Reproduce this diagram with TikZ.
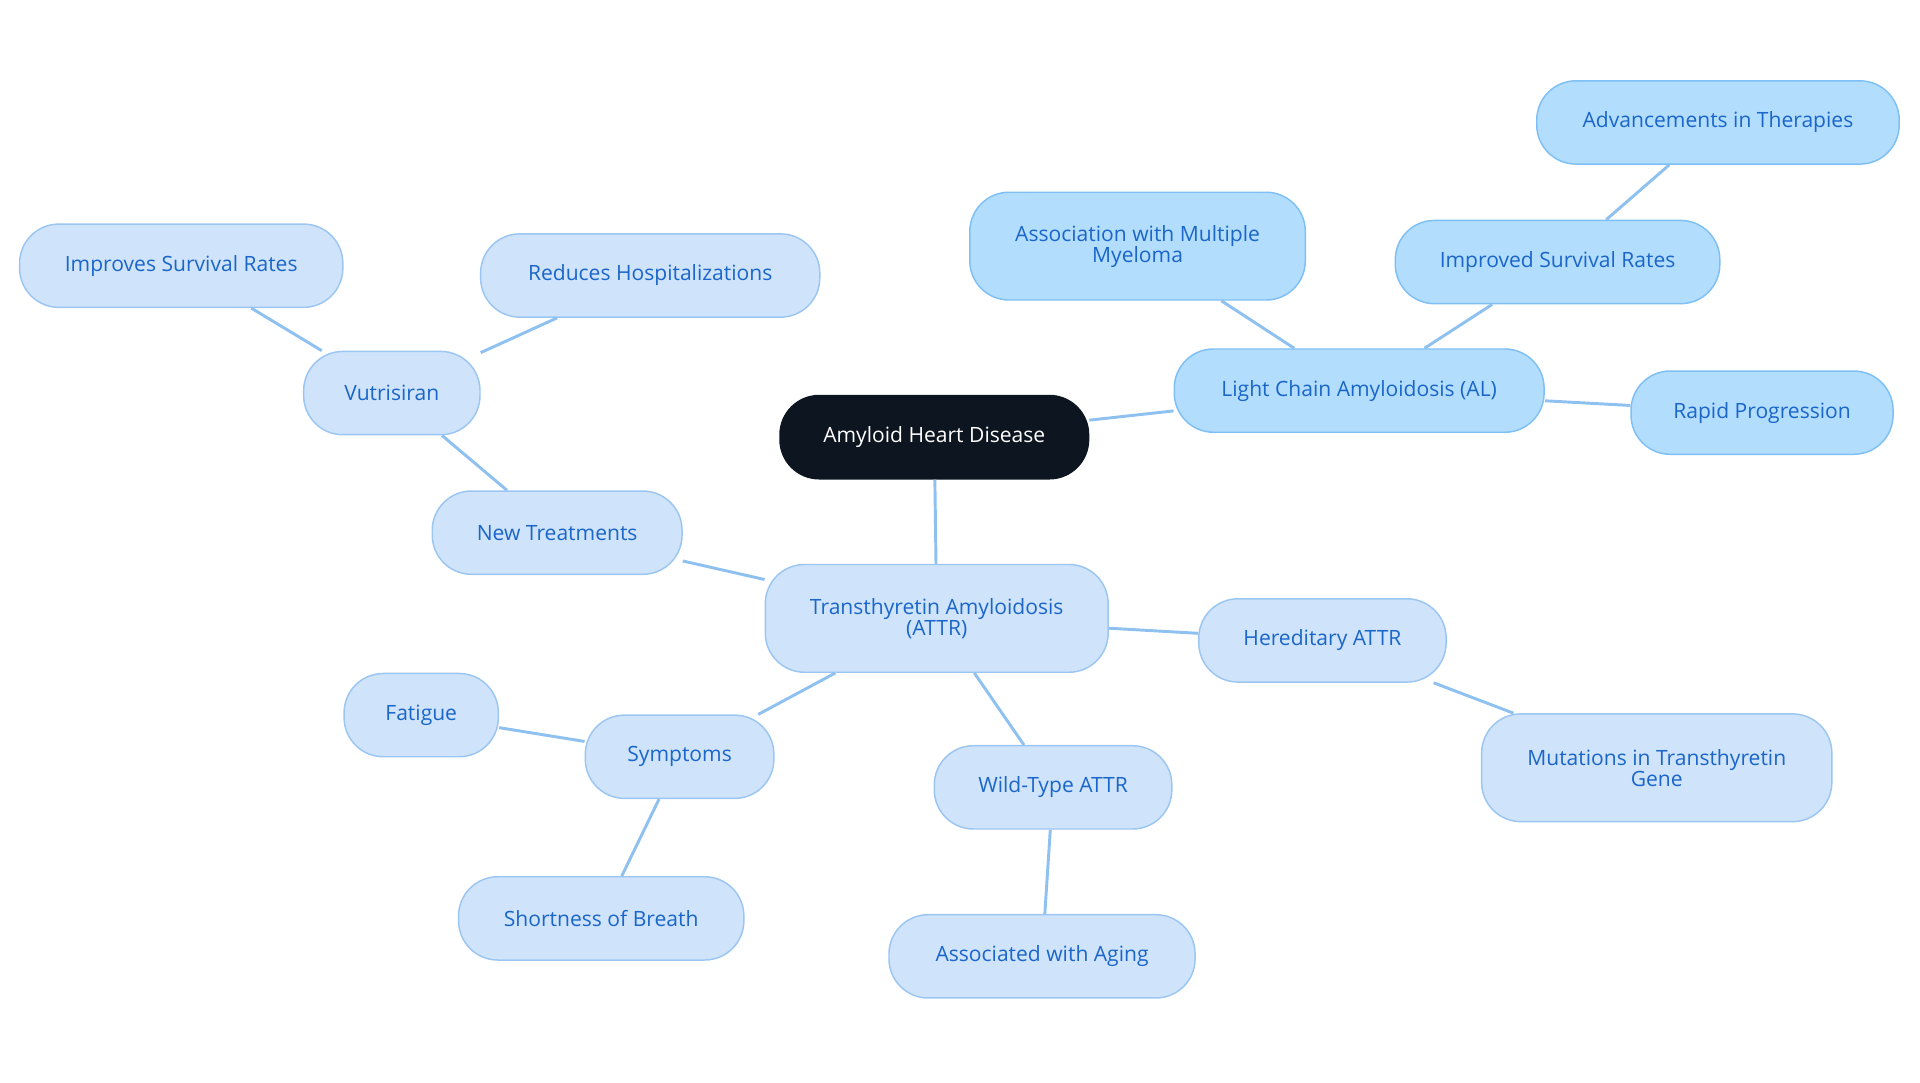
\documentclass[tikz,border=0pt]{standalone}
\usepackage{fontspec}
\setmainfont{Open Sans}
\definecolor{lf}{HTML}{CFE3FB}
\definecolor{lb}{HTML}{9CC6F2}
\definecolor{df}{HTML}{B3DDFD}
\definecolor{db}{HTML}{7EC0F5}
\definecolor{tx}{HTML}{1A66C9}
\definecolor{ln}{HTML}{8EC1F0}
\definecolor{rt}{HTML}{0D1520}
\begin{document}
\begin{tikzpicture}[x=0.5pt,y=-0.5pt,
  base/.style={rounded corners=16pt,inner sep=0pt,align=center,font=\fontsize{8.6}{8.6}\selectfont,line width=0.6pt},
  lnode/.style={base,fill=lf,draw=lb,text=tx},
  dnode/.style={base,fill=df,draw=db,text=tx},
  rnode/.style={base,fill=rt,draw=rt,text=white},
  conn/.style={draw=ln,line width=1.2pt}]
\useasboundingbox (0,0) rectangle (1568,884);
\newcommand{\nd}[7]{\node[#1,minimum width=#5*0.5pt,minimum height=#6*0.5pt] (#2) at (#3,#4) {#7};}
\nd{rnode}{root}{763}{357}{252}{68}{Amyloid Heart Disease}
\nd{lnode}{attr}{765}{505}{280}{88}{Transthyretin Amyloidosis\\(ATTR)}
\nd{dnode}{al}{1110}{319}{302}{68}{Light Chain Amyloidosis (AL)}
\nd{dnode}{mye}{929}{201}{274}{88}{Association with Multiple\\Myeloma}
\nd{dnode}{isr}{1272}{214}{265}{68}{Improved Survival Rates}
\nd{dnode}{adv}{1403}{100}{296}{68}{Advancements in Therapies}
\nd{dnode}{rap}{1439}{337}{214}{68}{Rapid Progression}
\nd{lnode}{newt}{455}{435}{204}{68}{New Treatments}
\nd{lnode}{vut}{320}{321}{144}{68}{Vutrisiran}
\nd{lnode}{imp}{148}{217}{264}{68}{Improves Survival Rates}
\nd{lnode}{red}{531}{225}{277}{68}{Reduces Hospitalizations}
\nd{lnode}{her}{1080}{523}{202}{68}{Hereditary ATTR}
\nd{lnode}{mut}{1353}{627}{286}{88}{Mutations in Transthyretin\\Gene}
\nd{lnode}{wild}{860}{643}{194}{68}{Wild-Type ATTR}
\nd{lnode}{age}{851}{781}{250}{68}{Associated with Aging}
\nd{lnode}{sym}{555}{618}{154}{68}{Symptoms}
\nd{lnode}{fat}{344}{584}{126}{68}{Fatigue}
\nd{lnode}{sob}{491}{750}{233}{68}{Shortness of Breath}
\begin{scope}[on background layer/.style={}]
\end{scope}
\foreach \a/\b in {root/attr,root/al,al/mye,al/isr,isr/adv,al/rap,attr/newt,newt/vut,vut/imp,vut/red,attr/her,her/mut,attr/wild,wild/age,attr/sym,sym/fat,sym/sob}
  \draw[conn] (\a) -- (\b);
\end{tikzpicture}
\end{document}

■ ■ ■

Repeat the lines above exactly, and keep every picture out.

COMPLETED TASK →
Reproduce this diagram with TikZ.
\documentclass[tikz,border=0pt]{standalone}
\usepackage{fontspec}
\setmainfont{Open Sans}
\definecolor{lf}{HTML}{CFE3FB}
\definecolor{lb}{HTML}{9CC6F2}
\definecolor{df}{HTML}{B3DDFD}
\definecolor{db}{HTML}{7EC0F5}
\definecolor{tx}{HTML}{1A66C9}
\definecolor{ln}{HTML}{8EC1F0}
\definecolor{rt}{HTML}{0D1520}
\begin{document}
\begin{tikzpicture}[x=0.5pt,y=-0.5pt,
  base/.style={rounded corners=16pt,inner sep=0pt,align=center,font=\fontsize{8.6}{8.6}\selectfont,line width=0.6pt},
  lnode/.style={base,fill=lf,draw=lb,text=tx},
  dnode/.style={base,fill=df,draw=db,text=tx},
  rnode/.style={base,fill=rt,draw=rt,text=white},
  conn/.style={draw=ln,line width=1.2pt}]
\useasboundingbox (0,0) rectangle (1568,884);
\newcommand{\nd}[7]{\node[#1,minimum width=#5*0.5pt,minimum height=#6*0.5pt] (#2) at (#3,#4) {#7};}
\nd{rnode}{root}{763}{357}{252}{68}{Amyloid Heart Disease}
\nd{lnode}{attr}{765}{505}{280}{88}{Transthyretin Amyloidosis\\(ATTR)}
\nd{dnode}{al}{1110}{319}{302}{68}{Light Chain Amyloidosis (AL)}
\nd{dnode}{mye}{929}{201}{274}{88}{Association with Multiple\\Myeloma}
\nd{dnode}{isr}{1272}{214}{265}{68}{Improved Survival Rates}
\nd{dnode}{adv}{1403}{100}{296}{68}{Advancements in Therapies}
\nd{dnode}{rap}{1439}{337}{214}{68}{Rapid Progression}
\nd{lnode}{newt}{455}{435}{204}{68}{New Treatments}
\nd{lnode}{vut}{320}{321}{144}{68}{Vutrisiran}
\nd{lnode}{imp}{148}{217}{264}{68}{Improves Survival Rates}
\nd{lnode}{red}{531}{225}{277}{68}{Reduces Hospitalizations}
\nd{lnode}{her}{1080}{523}{202}{68}{Hereditary ATTR}
\nd{lnode}{mut}{1353}{627}{286}{88}{Mutations in Transthyretin\\Gene}
\nd{lnode}{wild}{860}{643}{194}{68}{Wild-Type ATTR}
\nd{lnode}{age}{851}{781}{250}{68}{Associated with Aging}
\nd{lnode}{sym}{555}{618}{154}{68}{Symptoms}
\nd{lnode}{fat}{344}{584}{126}{68}{Fatigue}
\nd{lnode}{sob}{491}{750}{233}{68}{Shortness of Breath}
\begin{scope}[on background layer/.style={}]
\end{scope}
\foreach \a/\b in {root/attr,root/al,al/mye,al/isr,isr/adv,al/rap,attr/newt,newt/vut,vut/imp,vut/red,attr/her,her/mut,attr/wild,wild/age,attr/sym,sym/fat,sym/sob}
  \draw[conn] (\a) -- (\b);
\end{tikzpicture}
\end{document}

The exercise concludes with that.